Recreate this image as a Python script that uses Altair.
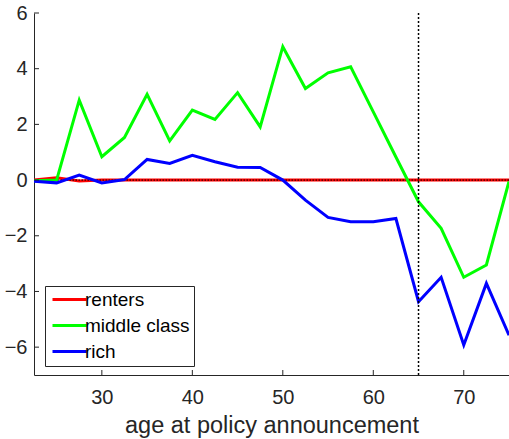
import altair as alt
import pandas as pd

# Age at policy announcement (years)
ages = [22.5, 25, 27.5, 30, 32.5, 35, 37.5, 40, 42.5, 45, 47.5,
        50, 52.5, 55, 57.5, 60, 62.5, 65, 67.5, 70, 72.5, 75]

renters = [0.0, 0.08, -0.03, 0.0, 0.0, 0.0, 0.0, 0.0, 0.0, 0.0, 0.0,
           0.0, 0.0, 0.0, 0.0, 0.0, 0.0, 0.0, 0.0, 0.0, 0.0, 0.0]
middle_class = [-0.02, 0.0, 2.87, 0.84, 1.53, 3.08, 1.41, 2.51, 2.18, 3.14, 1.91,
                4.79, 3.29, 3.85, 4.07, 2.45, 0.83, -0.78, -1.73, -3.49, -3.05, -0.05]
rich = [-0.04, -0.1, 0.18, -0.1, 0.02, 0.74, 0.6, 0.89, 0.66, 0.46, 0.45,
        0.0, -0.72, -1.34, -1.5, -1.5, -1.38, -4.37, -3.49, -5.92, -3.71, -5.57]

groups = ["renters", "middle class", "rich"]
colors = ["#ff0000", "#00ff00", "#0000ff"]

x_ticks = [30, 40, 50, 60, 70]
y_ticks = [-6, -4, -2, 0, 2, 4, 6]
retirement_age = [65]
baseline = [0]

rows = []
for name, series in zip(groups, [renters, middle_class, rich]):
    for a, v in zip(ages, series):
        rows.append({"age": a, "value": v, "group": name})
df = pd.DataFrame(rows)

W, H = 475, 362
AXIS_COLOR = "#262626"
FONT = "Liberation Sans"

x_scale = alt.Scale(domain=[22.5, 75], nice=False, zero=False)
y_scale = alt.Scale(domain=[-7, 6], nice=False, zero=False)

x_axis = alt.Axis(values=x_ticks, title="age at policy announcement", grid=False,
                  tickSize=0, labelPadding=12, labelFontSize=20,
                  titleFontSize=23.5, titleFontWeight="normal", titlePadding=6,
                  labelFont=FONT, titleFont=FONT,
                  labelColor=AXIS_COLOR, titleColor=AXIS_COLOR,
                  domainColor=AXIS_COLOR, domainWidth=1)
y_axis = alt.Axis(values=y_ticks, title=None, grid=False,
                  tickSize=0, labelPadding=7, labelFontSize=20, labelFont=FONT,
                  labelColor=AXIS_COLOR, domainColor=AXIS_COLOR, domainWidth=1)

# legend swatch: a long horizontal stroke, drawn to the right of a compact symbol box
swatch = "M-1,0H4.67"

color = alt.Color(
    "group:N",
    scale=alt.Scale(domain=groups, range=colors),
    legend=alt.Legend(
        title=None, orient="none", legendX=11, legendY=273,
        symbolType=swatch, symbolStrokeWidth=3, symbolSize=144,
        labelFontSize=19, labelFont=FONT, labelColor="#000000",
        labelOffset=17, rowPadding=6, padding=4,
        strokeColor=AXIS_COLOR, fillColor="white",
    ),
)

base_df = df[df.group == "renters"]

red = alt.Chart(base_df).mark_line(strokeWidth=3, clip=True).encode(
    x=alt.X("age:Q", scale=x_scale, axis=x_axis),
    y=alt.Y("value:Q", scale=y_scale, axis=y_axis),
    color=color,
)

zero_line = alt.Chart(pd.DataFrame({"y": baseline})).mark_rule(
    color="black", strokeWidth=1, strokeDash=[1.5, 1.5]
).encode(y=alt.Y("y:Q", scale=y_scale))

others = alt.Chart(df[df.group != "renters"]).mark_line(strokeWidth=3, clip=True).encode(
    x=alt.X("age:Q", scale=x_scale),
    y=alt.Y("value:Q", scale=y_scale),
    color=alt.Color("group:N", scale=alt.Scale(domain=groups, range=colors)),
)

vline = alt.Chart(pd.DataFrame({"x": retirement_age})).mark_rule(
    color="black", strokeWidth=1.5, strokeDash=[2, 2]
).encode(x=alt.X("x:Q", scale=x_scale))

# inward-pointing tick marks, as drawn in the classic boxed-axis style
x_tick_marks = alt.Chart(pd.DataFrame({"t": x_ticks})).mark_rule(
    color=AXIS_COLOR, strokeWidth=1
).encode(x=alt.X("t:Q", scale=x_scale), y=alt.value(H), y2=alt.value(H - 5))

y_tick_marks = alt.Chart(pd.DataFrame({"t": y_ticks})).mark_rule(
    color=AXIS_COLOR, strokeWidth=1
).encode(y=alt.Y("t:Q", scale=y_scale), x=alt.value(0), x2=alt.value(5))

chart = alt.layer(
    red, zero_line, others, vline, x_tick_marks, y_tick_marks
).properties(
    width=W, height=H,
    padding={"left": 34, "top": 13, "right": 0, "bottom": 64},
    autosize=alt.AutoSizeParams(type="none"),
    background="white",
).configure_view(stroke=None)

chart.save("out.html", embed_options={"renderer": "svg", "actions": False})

### [TASK REQUIREMENTS]
Give again, word for word, every line from the top of the data through the line with "y_scale = alt.Scale(domain=[-7, 6], nice=False, zero=False)", both ends included, and exclude the pictures.

### [RESULT OF THE TASK]
Recreate this image as a Python script that uses Altair.
import altair as alt
import pandas as pd

# Age at policy announcement (years)
ages = [22.5, 25, 27.5, 30, 32.5, 35, 37.5, 40, 42.5, 45, 47.5,
        50, 52.5, 55, 57.5, 60, 62.5, 65, 67.5, 70, 72.5, 75]

renters = [0.0, 0.08, -0.03, 0.0, 0.0, 0.0, 0.0, 0.0, 0.0, 0.0, 0.0,
           0.0, 0.0, 0.0, 0.0, 0.0, 0.0, 0.0, 0.0, 0.0, 0.0, 0.0]
middle_class = [-0.02, 0.0, 2.87, 0.84, 1.53, 3.08, 1.41, 2.51, 2.18, 3.14, 1.91,
                4.79, 3.29, 3.85, 4.07, 2.45, 0.83, -0.78, -1.73, -3.49, -3.05, -0.05]
rich = [-0.04, -0.1, 0.18, -0.1, 0.02, 0.74, 0.6, 0.89, 0.66, 0.46, 0.45,
        0.0, -0.72, -1.34, -1.5, -1.5, -1.38, -4.37, -3.49, -5.92, -3.71, -5.57]

groups = ["renters", "middle class", "rich"]
colors = ["#ff0000", "#00ff00", "#0000ff"]

x_ticks = [30, 40, 50, 60, 70]
y_ticks = [-6, -4, -2, 0, 2, 4, 6]
retirement_age = [65]
baseline = [0]

rows = []
for name, series in zip(groups, [renters, middle_class, rich]):
    for a, v in zip(ages, series):
        rows.append({"age": a, "value": v, "group": name})
df = pd.DataFrame(rows)

W, H = 475, 362
AXIS_COLOR = "#262626"
FONT = "Liberation Sans"

x_scale = alt.Scale(domain=[22.5, 75], nice=False, zero=False)
y_scale = alt.Scale(domain=[-7, 6], nice=False, zero=False)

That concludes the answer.